## start RAW DATA

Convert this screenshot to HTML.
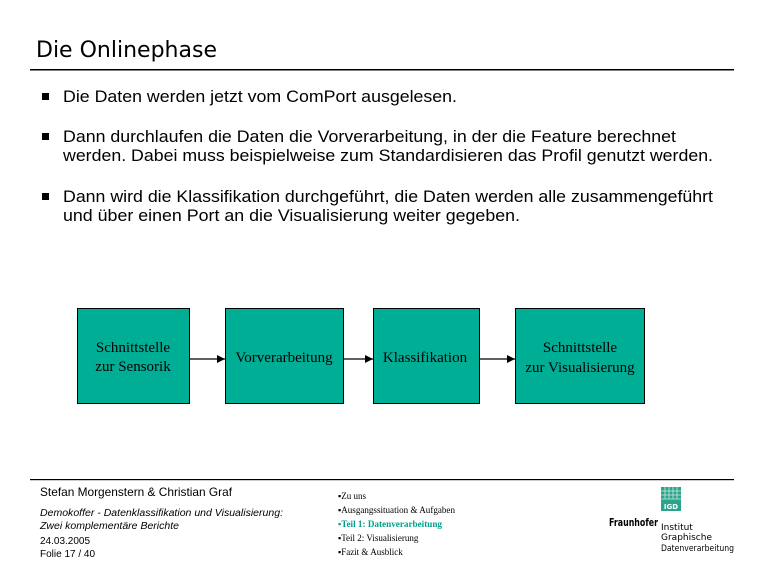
<!DOCTYPE html>
<html><head><meta charset="utf-8"><style>
html,body{margin:0;padding:0;background:#fff;}
svg{display:block}
</style></head><body>
<svg width="768" height="576" viewBox="0 0 768 576" xmlns="http://www.w3.org/2000/svg">
<defs><marker id="ah" markerWidth="8" markerHeight="8" refX="8" refY="4" orient="auto" markerUnits="userSpaceOnUse"><path d="M0,0 L8,4 L0,8 z" fill="#000"/></marker></defs>
<rect width="768" height="576" fill="#fff"/>
<text x="36" y="57" font-family="DejaVu Sans, sans-serif" font-size="22" textLength="181" lengthAdjust="spacingAndGlyphs">Die Onlinephase</text>
<rect x="30" y="69" width="704" height="1.5" fill="#000"/>
<g font-family="Liberation Sans, Arial, sans-serif" font-size="17" fill="#000">
<rect x="42" y="93" width="7" height="7"/>
<text x="63" y="102" textLength="394" lengthAdjust="spacingAndGlyphs">Die Daten werden jetzt vom ComPort ausgelesen.</text>
<rect x="42" y="133" width="7" height="7"/>
<text x="63" y="142" textLength="613" lengthAdjust="spacingAndGlyphs">Dann durchlaufen die Daten die Vorverarbeitung, in der die Feature berechnet</text>
<text x="63" y="161" textLength="650" lengthAdjust="spacingAndGlyphs">werden. Dabei muss beispielweise zum Standardisieren das Profil genutzt werden.</text>
<rect x="42" y="193" width="7" height="7"/>
<text x="63" y="202" textLength="650" lengthAdjust="spacingAndGlyphs">Dann wird die Klassifikation durchgeführt, die Daten werden alle zusammengeführt</text>
<text x="63" y="221" textLength="457" lengthAdjust="spacingAndGlyphs">und über einen Port an die Visualisierung weiter gegeben.</text>
</g>
<g fill="#00ae96" stroke="#000" stroke-width="1">
<rect x="77.5" y="308.5" width="112" height="95"/>
<rect x="225.5" y="308.5" width="118" height="95"/>
<rect x="373.5" y="308.5" width="106" height="95"/>
<rect x="515.5" y="308.5" width="129" height="95"/>
</g>
<g stroke="#000" stroke-width="1.2">
<line x1="189.5" y1="359" x2="225" y2="359" marker-end="url(#ah)"/>
<line x1="343.5" y1="359" x2="373" y2="359" marker-end="url(#ah)"/>
<line x1="479.5" y1="359" x2="515" y2="359" marker-end="url(#ah)"/>
</g>
<g font-family="Liberation Serif, serif" font-size="15" fill="#000" text-anchor="middle">
<text x="133" y="352">Schnittstelle</text>
<text x="133" y="371">zur Sensorik</text>
<text x="284" y="362">Vorverarbeitung</text>
<text x="425" y="362">Klassifikation</text>
<text x="580" y="352">Schnittstelle</text>
<text x="580" y="372">zur Visualisierung</text>
</g>
<rect x="30" y="479" width="704" height="1.2" fill="#000"/>
<g font-family="Liberation Sans, sans-serif" fill="#000">
<text x="40" y="496" font-size="12" textLength="192" lengthAdjust="spacingAndGlyphs">Stefan Morgenstern &amp; Christian Graf</text>
<text x="40" y="516" font-size="10" font-style="italic" textLength="243" lengthAdjust="spacingAndGlyphs">Demokoffer - Datenklassifikation und Visualisierung:</text>
<text x="40" y="529" font-size="10" font-style="italic" textLength="139" lengthAdjust="spacingAndGlyphs">Zwei komplementäre Berichte</text>
<text x="40" y="544" font-size="10">24.03.2005</text>
<text x="40" y="557" font-size="10">Folie 17 / 40</text>
</g>
<g font-family="Liberation Serif, serif" font-size="9" fill="#000">
<text x="338" y="499">▪Zu uns</text>
<text x="338" y="513" textLength="117" lengthAdjust="spacingAndGlyphs">▪Ausgangssituation &amp; Aufgaben</text>
<text x="338" y="527" fill="#00a088" font-weight="bold" textLength="104" lengthAdjust="spacingAndGlyphs">▪Teil 1: Datenverarbeitung</text>
<text x="338" y="541">▪Teil 2: Visualisierung</text>
<text x="338" y="555">▪Fazit &amp; Ausblick</text>
</g>
<rect x="661" y="487" width="20" height="24" fill="#2aa58a"/>
<g stroke="#cfe9e0" stroke-width="0.8">
<line x1="665" y1="487" x2="665" y2="499"/><line x1="669" y1="487" x2="669" y2="499"/>
<line x1="673" y1="487" x2="673" y2="499"/><line x1="677" y1="487" x2="677" y2="499"/>
<line x1="661" y1="491" x2="681" y2="491"/><line x1="661" y1="495" x2="681" y2="495"/>
<line x1="661" y1="499" x2="681" y2="499"/>
</g>
<text x="671" y="509" font-family="DejaVu Sans, sans-serif" font-size="7" font-weight="bold" fill="#fff" text-anchor="middle">IGD</text>
<g font-family="DejaVu Sans, sans-serif" fill="#000">
<text x="609" y="526" font-size="10.5" font-weight="bold" textLength="49" lengthAdjust="spacingAndGlyphs">Fraunhofer</text>
<text x="661" y="530" font-size="9">Institut</text>
<text x="661" y="540" font-size="9">Graphische</text>
<text x="661" y="551" font-size="9" textLength="73" lengthAdjust="spacingAndGlyphs">Datenverarbeitung</text>
</g>
</svg>
</body></html>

## end RAW DATA

DIRECTIVE: Using the material above, set down every line exactly, but skip the pictures.

ANSWER TO THIS TASK:
Convert this screenshot to HTML.
<!DOCTYPE html>
<html><head><meta charset="utf-8"><style>
html,body{margin:0;padding:0;background:#fff;}
svg{display:block}
</style></head><body>
<svg width="768" height="576" viewBox="0 0 768 576" xmlns="http://www.w3.org/2000/svg">
<defs><marker id="ah" markerWidth="8" markerHeight="8" refX="8" refY="4" orient="auto" markerUnits="userSpaceOnUse"><path d="M0,0 L8,4 L0,8 z" fill="#000"/></marker></defs>
<rect width="768" height="576" fill="#fff"/>
<text x="36" y="57" font-family="DejaVu Sans, sans-serif" font-size="22" textLength="181" lengthAdjust="spacingAndGlyphs">Die Onlinephase</text>
<rect x="30" y="69" width="704" height="1.5" fill="#000"/>
<g font-family="Liberation Sans, Arial, sans-serif" font-size="17" fill="#000">
<rect x="42" y="93" width="7" height="7"/>
<text x="63" y="102" textLength="394" lengthAdjust="spacingAndGlyphs">Die Daten werden jetzt vom ComPort ausgelesen.</text>
<rect x="42" y="133" width="7" height="7"/>
<text x="63" y="142" textLength="613" lengthAdjust="spacingAndGlyphs">Dann durchlaufen die Daten die Vorverarbeitung, in der die Feature berechnet</text>
<text x="63" y="161" textLength="650" lengthAdjust="spacingAndGlyphs">werden. Dabei muss beispielweise zum Standardisieren das Profil genutzt werden.</text>
<rect x="42" y="193" width="7" height="7"/>
<text x="63" y="202" textLength="650" lengthAdjust="spacingAndGlyphs">Dann wird die Klassifikation durchgeführt, die Daten werden alle zusammengeführt</text>
<text x="63" y="221" textLength="457" lengthAdjust="spacingAndGlyphs">und über einen Port an die Visualisierung weiter gegeben.</text>
</g>
<g fill="#00ae96" stroke="#000" stroke-width="1">
<rect x="77.5" y="308.5" width="112" height="95"/>
<rect x="225.5" y="308.5" width="118" height="95"/>
<rect x="373.5" y="308.5" width="106" height="95"/>
<rect x="515.5" y="308.5" width="129" height="95"/>
</g>
<g stroke="#000" stroke-width="1.2">
<line x1="189.5" y1="359" x2="225" y2="359" marker-end="url(#ah)"/>
<line x1="343.5" y1="359" x2="373" y2="359" marker-end="url(#ah)"/>
<line x1="479.5" y1="359" x2="515" y2="359" marker-end="url(#ah)"/>
</g>
<g font-family="Liberation Serif, serif" font-size="15" fill="#000" text-anchor="middle">
<text x="133" y="352">Schnittstelle</text>
<text x="133" y="371">zur Sensorik</text>
<text x="284" y="362">Vorverarbeitung</text>
<text x="425" y="362">Klassifikation</text>
<text x="580" y="352">Schnittstelle</text>
<text x="580" y="372">zur Visualisierung</text>
</g>
<rect x="30" y="479" width="704" height="1.2" fill="#000"/>
<g font-family="Liberation Sans, sans-serif" fill="#000">
<text x="40" y="496" font-size="12" textLength="192" lengthAdjust="spacingAndGlyphs">Stefan Morgenstern &amp; Christian Graf</text>
<text x="40" y="516" font-size="10" font-style="italic" textLength="243" lengthAdjust="spacingAndGlyphs">Demokoffer - Datenklassifikation und Visualisierung:</text>
<text x="40" y="529" font-size="10" font-style="italic" textLength="139" lengthAdjust="spacingAndGlyphs">Zwei komplementäre Berichte</text>
<text x="40" y="544" font-size="10">24.03.2005</text>
<text x="40" y="557" font-size="10">Folie 17 / 40</text>
</g>
<g font-family="Liberation Serif, serif" font-size="9" fill="#000">
<text x="338" y="499">▪Zu uns</text>
<text x="338" y="513" textLength="117" lengthAdjust="spacingAndGlyphs">▪Ausgangssituation &amp; Aufgaben</text>
<text x="338" y="527" fill="#00a088" font-weight="bold" textLength="104" lengthAdjust="spacingAndGlyphs">▪Teil 1: Datenverarbeitung</text>
<text x="338" y="541">▪Teil 2: Visualisierung</text>
<text x="338" y="555">▪Fazit &amp; Ausblick</text>
</g>
<rect x="661" y="487" width="20" height="24" fill="#2aa58a"/>
<g stroke="#cfe9e0" stroke-width="0.8">
<line x1="665" y1="487" x2="665" y2="499"/><line x1="669" y1="487" x2="669" y2="499"/>
<line x1="673" y1="487" x2="673" y2="499"/><line x1="677" y1="487" x2="677" y2="499"/>
<line x1="661" y1="491" x2="681" y2="491"/><line x1="661" y1="495" x2="681" y2="495"/>
<line x1="661" y1="499" x2="681" y2="499"/>
</g>
<text x="671" y="509" font-family="DejaVu Sans, sans-serif" font-size="7" font-weight="bold" fill="#fff" text-anchor="middle">IGD</text>
<g font-family="DejaVu Sans, sans-serif" fill="#000">
<text x="609" y="526" font-size="10.5" font-weight="bold" textLength="49" lengthAdjust="spacingAndGlyphs">Fraunhofer</text>
<text x="661" y="530" font-size="9">Institut</text>
<text x="661" y="540" font-size="9">Graphische</text>
<text x="661" y="551" font-size="9" textLength="73" lengthAdjust="spacingAndGlyphs">Datenverarbeitung</text>
</g>
</svg>
</body></html>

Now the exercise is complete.